15 years ago I used to regularly see articles in my journals about massively parallel optical processing of images for the purposes of pattern and object recognition. The bandwidths were truly impressive. I haven't been seeing any such articles of late. I think that means one of two things, either the technology came into real use, so they don't want to talk about it anymore or else conventional electronic data processing surpassed it. Either way, the number of teraflops involved is awesome.
~ pax \ Ctein
[ please excuse any word salad. MacSpeech in training! ]
======================================
-- Ctein's online Gallery http://ctein.com
-- Digital restorations http://photorepair.com
======================================
Posted by: Ctein | Thursday, 03 April 2008 at 03:20 AM
interesting analysis, but completely disagree with you on the dot com bomb being the impetus behind the growth of digital photography. While that event may seem like a tipping point, realistically its just another example of Moore's law in effect
Posted by: Gary R Boodhoo | Thursday, 03 April 2008 at 10:04 PM
Dear Gary,
I'm not asserting the dot-bomb caused the growth of DP--half my column points out that the growth was ongoing for decades. But there was a substantial discontinuity in the growth rates and the price/performance ratios--a most pronounced kink in the curve.

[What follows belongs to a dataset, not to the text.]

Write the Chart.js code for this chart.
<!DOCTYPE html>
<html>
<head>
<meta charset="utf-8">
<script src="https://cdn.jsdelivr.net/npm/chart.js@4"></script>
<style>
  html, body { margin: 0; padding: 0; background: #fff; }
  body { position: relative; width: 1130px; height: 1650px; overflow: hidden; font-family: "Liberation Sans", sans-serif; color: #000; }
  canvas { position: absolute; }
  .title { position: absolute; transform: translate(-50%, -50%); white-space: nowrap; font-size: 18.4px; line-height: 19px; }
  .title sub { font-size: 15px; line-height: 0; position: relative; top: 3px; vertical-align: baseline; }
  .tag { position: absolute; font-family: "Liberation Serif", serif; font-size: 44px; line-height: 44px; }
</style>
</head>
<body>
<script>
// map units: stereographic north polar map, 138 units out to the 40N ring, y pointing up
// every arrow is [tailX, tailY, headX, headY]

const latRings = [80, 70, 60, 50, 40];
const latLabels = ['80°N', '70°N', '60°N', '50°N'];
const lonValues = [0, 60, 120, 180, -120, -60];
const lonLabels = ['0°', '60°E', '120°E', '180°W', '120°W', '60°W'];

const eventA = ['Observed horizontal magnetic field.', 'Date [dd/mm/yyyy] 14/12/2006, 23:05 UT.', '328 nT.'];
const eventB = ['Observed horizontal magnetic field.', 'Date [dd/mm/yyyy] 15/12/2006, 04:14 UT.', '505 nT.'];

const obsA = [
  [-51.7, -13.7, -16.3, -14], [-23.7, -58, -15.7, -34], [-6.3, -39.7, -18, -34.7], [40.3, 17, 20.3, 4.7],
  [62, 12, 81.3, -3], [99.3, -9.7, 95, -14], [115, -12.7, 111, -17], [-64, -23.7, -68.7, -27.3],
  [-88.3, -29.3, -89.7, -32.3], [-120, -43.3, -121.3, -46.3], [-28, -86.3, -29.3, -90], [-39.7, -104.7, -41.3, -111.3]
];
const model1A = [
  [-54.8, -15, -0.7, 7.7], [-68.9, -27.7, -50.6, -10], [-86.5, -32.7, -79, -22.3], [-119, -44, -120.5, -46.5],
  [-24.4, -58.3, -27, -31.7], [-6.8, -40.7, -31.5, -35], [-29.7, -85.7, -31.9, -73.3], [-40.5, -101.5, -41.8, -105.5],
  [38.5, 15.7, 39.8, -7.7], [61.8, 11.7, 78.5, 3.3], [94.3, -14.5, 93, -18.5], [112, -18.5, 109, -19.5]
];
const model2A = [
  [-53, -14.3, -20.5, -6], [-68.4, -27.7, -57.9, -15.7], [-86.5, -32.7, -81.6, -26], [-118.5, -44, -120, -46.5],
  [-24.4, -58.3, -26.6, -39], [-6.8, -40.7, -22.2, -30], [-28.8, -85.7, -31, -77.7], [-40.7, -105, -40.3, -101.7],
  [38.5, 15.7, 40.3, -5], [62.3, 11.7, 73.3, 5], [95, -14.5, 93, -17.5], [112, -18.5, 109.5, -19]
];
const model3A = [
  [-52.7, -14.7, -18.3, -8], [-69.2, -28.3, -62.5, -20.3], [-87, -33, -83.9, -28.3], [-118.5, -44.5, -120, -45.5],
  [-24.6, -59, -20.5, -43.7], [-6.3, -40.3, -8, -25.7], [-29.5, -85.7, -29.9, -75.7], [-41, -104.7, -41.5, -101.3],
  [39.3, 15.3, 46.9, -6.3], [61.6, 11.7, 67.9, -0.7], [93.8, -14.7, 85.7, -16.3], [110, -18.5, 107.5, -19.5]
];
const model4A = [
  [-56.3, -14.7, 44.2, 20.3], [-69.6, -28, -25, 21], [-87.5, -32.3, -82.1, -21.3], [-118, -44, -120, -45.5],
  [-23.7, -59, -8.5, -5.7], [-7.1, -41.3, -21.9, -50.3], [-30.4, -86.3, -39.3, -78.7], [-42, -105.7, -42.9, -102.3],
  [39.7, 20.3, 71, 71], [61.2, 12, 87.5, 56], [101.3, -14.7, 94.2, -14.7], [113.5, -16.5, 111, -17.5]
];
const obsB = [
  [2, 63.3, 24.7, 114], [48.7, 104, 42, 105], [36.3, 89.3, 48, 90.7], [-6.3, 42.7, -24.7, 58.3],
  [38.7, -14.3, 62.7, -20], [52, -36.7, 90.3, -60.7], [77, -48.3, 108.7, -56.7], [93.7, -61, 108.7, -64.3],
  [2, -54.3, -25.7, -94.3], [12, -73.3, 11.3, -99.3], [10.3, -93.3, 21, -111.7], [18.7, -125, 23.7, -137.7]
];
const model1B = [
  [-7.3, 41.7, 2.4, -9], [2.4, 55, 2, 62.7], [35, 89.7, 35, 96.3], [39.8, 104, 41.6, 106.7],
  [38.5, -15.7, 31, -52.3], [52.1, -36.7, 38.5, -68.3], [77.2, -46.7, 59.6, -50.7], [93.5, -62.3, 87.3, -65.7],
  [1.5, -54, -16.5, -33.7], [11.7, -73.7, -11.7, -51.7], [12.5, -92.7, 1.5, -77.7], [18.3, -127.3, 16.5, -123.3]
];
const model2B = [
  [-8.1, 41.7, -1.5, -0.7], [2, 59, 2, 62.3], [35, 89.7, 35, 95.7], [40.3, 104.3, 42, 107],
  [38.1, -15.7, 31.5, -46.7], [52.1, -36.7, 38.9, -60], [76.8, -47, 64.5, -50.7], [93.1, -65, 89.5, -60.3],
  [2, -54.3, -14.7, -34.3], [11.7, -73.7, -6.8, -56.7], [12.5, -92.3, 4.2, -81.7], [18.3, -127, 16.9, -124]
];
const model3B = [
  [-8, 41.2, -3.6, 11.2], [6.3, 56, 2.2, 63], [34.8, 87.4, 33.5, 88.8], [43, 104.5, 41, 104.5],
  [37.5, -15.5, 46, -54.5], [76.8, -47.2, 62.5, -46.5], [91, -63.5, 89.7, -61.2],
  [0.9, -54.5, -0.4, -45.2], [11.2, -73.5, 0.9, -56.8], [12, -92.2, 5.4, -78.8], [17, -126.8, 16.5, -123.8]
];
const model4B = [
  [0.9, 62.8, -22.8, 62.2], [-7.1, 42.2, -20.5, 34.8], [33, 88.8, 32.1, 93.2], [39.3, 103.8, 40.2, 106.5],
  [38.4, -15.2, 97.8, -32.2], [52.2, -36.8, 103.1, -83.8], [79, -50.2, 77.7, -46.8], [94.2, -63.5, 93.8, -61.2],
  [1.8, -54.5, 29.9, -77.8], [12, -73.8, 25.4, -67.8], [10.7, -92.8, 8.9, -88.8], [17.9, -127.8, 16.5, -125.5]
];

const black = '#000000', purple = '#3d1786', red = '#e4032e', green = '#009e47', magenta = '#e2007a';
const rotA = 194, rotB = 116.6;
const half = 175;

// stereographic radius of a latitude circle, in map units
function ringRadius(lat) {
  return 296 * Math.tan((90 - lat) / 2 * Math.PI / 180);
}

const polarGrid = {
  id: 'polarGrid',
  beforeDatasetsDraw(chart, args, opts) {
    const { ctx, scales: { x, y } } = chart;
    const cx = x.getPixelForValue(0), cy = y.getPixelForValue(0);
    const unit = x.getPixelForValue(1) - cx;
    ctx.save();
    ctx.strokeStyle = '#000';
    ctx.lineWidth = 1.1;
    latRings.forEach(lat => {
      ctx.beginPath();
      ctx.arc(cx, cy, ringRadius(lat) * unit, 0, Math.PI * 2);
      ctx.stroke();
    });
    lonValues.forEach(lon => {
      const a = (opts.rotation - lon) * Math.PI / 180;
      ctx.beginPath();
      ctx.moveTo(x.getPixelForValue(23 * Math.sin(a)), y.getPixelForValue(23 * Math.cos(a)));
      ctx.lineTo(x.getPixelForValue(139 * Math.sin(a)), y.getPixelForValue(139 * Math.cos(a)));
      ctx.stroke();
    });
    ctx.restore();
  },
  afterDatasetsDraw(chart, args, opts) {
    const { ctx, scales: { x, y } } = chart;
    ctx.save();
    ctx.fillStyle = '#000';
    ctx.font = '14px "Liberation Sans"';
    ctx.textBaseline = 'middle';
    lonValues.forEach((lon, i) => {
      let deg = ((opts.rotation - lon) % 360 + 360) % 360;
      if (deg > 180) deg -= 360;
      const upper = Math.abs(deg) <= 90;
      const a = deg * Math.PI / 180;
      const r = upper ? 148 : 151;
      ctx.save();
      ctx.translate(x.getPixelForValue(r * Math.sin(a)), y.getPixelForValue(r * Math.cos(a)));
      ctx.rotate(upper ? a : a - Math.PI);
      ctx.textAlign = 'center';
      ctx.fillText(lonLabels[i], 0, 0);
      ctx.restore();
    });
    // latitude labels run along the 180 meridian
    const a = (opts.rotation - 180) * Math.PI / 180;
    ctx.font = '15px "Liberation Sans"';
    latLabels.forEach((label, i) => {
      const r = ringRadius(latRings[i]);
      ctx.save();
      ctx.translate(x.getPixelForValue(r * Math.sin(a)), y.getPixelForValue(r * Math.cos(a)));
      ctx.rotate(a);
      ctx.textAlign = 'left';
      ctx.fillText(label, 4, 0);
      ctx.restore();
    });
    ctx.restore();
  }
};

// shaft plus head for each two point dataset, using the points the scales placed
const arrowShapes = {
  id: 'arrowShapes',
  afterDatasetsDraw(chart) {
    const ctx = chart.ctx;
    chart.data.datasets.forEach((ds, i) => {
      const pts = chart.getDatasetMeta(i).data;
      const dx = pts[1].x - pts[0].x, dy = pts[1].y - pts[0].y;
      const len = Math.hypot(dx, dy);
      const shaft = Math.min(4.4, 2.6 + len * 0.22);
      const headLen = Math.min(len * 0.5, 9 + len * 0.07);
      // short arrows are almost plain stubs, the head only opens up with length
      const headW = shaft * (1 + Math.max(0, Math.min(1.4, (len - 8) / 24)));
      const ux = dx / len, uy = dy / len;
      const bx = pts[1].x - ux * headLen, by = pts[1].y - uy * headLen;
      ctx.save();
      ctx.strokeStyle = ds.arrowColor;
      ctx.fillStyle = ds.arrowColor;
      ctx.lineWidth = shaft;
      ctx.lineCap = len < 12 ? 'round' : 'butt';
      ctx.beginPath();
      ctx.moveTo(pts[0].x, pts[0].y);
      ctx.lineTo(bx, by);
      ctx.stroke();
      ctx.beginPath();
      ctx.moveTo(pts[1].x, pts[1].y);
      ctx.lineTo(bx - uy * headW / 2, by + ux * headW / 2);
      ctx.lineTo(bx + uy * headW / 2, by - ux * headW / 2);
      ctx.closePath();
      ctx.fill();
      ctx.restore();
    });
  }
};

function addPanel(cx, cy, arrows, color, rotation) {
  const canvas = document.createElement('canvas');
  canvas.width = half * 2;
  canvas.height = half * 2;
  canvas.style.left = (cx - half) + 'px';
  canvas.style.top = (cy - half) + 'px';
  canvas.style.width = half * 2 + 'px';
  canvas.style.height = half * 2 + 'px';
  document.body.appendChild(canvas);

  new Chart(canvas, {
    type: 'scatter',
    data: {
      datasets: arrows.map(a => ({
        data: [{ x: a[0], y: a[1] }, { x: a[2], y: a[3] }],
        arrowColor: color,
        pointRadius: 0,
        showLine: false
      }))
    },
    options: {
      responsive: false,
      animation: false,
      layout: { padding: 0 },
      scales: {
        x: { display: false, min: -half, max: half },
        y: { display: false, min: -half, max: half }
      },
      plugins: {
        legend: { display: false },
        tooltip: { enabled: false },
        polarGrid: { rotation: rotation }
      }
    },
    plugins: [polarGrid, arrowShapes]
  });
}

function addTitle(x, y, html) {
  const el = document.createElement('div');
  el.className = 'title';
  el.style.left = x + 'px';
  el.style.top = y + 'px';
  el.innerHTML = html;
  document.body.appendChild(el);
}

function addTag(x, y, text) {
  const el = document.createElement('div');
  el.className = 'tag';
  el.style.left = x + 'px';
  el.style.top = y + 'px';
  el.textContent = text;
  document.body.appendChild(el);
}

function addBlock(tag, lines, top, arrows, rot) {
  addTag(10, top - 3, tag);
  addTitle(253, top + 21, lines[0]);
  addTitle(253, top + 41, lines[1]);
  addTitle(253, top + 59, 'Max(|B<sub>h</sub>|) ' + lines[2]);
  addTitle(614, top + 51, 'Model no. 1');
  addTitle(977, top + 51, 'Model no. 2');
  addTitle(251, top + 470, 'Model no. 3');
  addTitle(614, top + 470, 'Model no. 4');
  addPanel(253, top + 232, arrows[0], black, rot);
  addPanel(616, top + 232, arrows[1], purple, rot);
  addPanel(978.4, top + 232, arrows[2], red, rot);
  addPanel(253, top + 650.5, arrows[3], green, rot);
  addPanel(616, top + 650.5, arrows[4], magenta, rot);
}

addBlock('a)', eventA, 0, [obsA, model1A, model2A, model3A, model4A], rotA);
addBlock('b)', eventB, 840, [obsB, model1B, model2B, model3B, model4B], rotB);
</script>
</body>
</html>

I won't claim it was entirely due to the dot-bomb; alternate hypotheses are welcome.Remember--it's a big elephant. I will swear it wasn't 'business as usual.' T'weren't just ML.
Moore's Law is good for analyzing price/performance on a decade scale. It's not good for telling you what's going on from year to year. RAM street prices are a good example-- from 1990 to 2000, they do about what you'd expect. But from 1991/2 to 1995/6 (2 full generations in ML terms) they hardly change at all.
ML is boring from an historical perspective because it's so predictable. The stuff which doesn't obey ML is interesting. Mechanical storage (hard drives), for example, have improved their p/p ratio much faster than ML over a span of several decades. No one expected that semi-mechanical manufacturing could outpace silicon fabrication over the long term. Messed up a lot of planning.
But I digress (frequently). Main thing is there is a distinct, substantial kink in DP starting early 2000's. Explanations for why are solicited.